--- Start Information provided ---

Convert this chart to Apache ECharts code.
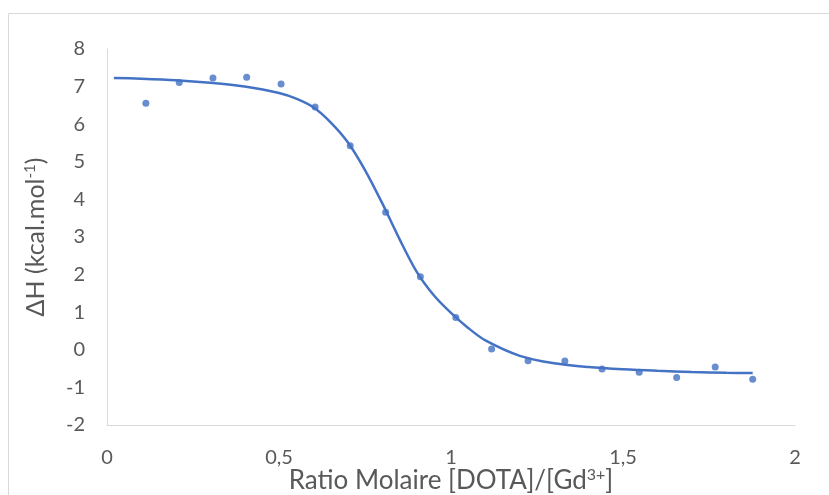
<!DOCTYPE html>
<html lang="fr">
<head>
  <meta charset="UTF-8">
  <title>ITC DOTA / Gd</title>
  <style>
    html, body { margin: 0; padding: 0; background: #fff; }
  </style>
</head>
<body>
  <div id="chart" style="width: 829px; height: 495px;"></div>

<script src="https://cdn.jsdelivr.net/npm/echarts@6/dist/echarts.min.js"></script>
<script>
  // points expérimentaux
  const ratio = [0.113, 0.210, 0.308, 0.406, 0.506, 0.605, 0.707, 0.810, 0.911, 1.014, 1.118, 1.224, 1.331, 1.439, 1.547, 1.656, 1.768, 1.877];
  const dH = [6.56, 7.11, 7.23, 7.25, 7.07, 6.46, 5.43, 3.66, 1.94, 0.86, 0.02, -0.29, -0.30, -0.51, -0.60, -0.74, -0.46, -0.78];

  // courbe d'ajustement
  const fitX = [0.02, 0.1, 0.2, 0.3, 0.4, 0.5, 0.55, 0.6, 0.65, 0.7, 0.75, 0.8, 0.85, 0.9, 0.95, 1.0, 1.05, 1.1, 1.2, 1.3, 1.4, 1.5, 1.6, 1.7, 1.8, 1.877];
  const fitY = [7.23, 7.21, 7.17, 7.10, 7.00, 6.83, 6.68, 6.45, 6.05, 5.52, 4.78, 3.90, 2.95, 2.08, 1.45, 0.98, 0.58, 0.25, -0.16, -0.36, -0.46, -0.52, -0.56, -0.59, -0.61, -0.62];

  const xTicks = [0, 0.5, 1, 1.5, 2];

  const chart = echarts.init(document.getElementById('chart'));
  const font = 'Lato, "Open Sans", sans-serif';
  const grey = '#595959';

  const option = {
    animation: false,
    textStyle: { fontFamily: font },
    graphic: [{
      type: 'rect',
      shape: { x: 8.5, y: 13.5, width: 900, height: 600 },
      style: { fill: 'none', stroke: '#d9d9d9', lineWidth: 1 }
    }],
    grid: { left: 107, right: 34, top: 49, bottom: 70, outerBoundsMode: 'none' },
    xAxis: {
      type: 'value',
      min: 0,
      max: 2,
      interval: 0.5,
      axisLine: { show: true, onZero: false, lineStyle: { color: '#d9d9d9' } },
      axisTick: { show: false },
      splitLine: { show: false },
      axisLabel: {
        color: grey,
        fontSize: 20,
        margin: 23,
        formatter: v => xTicks.includes(v) ? String(v).replace('.', ',') : ''
      },
      name: 'Ratio Molaire [DOTA]/[Gd{sup|3+}]',
      nameLocation: 'middle',
      nameGap: 42,
      nameMoveOverlap: false,
      nameTextStyle: {
        color: grey,
        fontSize: 26,
        rich: { sup: { fontSize: 16, color: grey, padding: [0, 0, 12, 0] } }
      }
    },
    yAxis: {
      type: 'value',
      min: -2,
      max: 8,
      interval: 1,
      axisLine: { show: true, lineStyle: { color: '#d9d9d9' } },
      axisTick: { show: false },
      splitLine: { show: false },
      axisLabel: { color: grey, fontSize: 20, margin: 22 },
      name: 'ΔH (kcal.mol{sup|-1})',
      nameLocation: 'middle',
      nameGap: 58,
      nameRotate: 90,
      nameMoveOverlap: false,
      nameTextStyle: {
        color: grey,
        fontSize: 25,
        rich: { sup: { fontSize: 15, color: grey, padding: [0, 0, 11, 0] } }
      }
    },
    series: [
      {
        name: 'ajustement',
        type: 'line',
        data: fitX.map((x, i) => [x, fitY[i]]),
        smooth: 0.3,
        showSymbol: false,
        lineStyle: { color: '#4472C4', width: 2.5 },
        z: 2
      },
      {
        name: 'mesures',
        type: 'scatter',
        data: ratio.map((x, i) => [x, dH[i]]),
        symbolSize: 7,
        itemStyle: { color: '#4472C4' },
        z: 3
      }
    ]
  };

  chart.setOption(option);
</script>
</body>
</html>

--- End Information provided ---

**Stated exercise:** Do not include the images; transcribe the rest of the listing exactly.

**Response:**
Convert this chart to Apache ECharts code.
<!DOCTYPE html>
<html lang="fr">
<head>
  <meta charset="UTF-8">
  <title>ITC DOTA / Gd</title>
  <style>
    html, body { margin: 0; padding: 0; background: #fff; }
  </style>
</head>
<body>
  <div id="chart" style="width: 829px; height: 495px;"></div>

<script src="https://cdn.jsdelivr.net/npm/echarts@6/dist/echarts.min.js"></script>
<script>
  // points expérimentaux
  const ratio = [0.113, 0.210, 0.308, 0.406, 0.506, 0.605, 0.707, 0.810, 0.911, 1.014, 1.118, 1.224, 1.331, 1.439, 1.547, 1.656, 1.768, 1.877];
  const dH = [6.56, 7.11, 7.23, 7.25, 7.07, 6.46, 5.43, 3.66, 1.94, 0.86, 0.02, -0.29, -0.30, -0.51, -0.60, -0.74, -0.46, -0.78];

  // courbe d'ajustement
  const fitX = [0.02, 0.1, 0.2, 0.3, 0.4, 0.5, 0.55, 0.6, 0.65, 0.7, 0.75, 0.8, 0.85, 0.9, 0.95, 1.0, 1.05, 1.1, 1.2, 1.3, 1.4, 1.5, 1.6, 1.7, 1.8, 1.877];
  const fitY = [7.23, 7.21, 7.17, 7.10, 7.00, 6.83, 6.68, 6.45, 6.05, 5.52, 4.78, 3.90, 2.95, 2.08, 1.45, 0.98, 0.58, 0.25, -0.16, -0.36, -0.46, -0.52, -0.56, -0.59, -0.61, -0.62];

  const xTicks = [0, 0.5, 1, 1.5, 2];

  const chart = echarts.init(document.getElementById('chart'));
  const font = 'Lato, "Open Sans", sans-serif';
  const grey = '#595959';

  const option = {
    animation: false,
    textStyle: { fontFamily: font },
    graphic: [{
      type: 'rect',
      shape: { x: 8.5, y: 13.5, width: 900, height: 600 },
      style: { fill: 'none', stroke: '#d9d9d9', lineWidth: 1 }
    }],
    grid: { left: 107, right: 34, top: 49, bottom: 70, outerBoundsMode: 'none' },
    xAxis: {
      type: 'value',
      min: 0,
      max: 2,
      interval: 0.5,
      axisLine: { show: true, onZero: false, lineStyle: { color: '#d9d9d9' } },
      axisTick: { show: false },
      splitLine: { show: false },
      axisLabel: {
        color: grey,
        fontSize: 20,
        margin: 23,
        formatter: v => xTicks.includes(v) ? String(v).replace('.', ',') : ''
      },
      name: 'Ratio Molaire [DOTA]/[Gd{sup|3+}]',
      nameLocation: 'middle',
      nameGap: 42,
      nameMoveOverlap: false,
      nameTextStyle: {
        color: grey,
        fontSize: 26,
        rich: { sup: { fontSize: 16, color: grey, padding: [0, 0, 12, 0] } }
      }
    },
    yAxis: {
      type: 'value',
      min: -2,
      max: 8,
      interval: 1,
      axisLine: { show: true, lineStyle: { color: '#d9d9d9' } },
      axisTick: { show: false },
      splitLine: { show: false },
      axisLabel: { color: grey, fontSize: 20, margin: 22 },
      name: 'ΔH (kcal.mol{sup|-1})',
      nameLocation: 'middle',
      nameGap: 58,
      nameRotate: 90,
      nameMoveOverlap: false,
      nameTextStyle: {
        color: grey,
        fontSize: 25,
        rich: { sup: { fontSize: 15, color: grey, padding: [0, 0, 11, 0] } }
      }
    },
    series: [
      {
        name: 'ajustement',
        type: 'line',
        data: fitX.map((x, i) => [x, fitY[i]]),
        smooth: 0.3,
        showSymbol: false,
        lineStyle: { color: '#4472C4', width: 2.5 },
        z: 2
      },
      {
        name: 'mesures',
        type: 'scatter',
        data: ratio.map((x, i) => [x, dH[i]]),
        symbolSize: 7,
        itemStyle: { color: '#4472C4' },
        z: 3
      }
    ]
  };

  chart.setOption(option);
</script>
</body>
</html>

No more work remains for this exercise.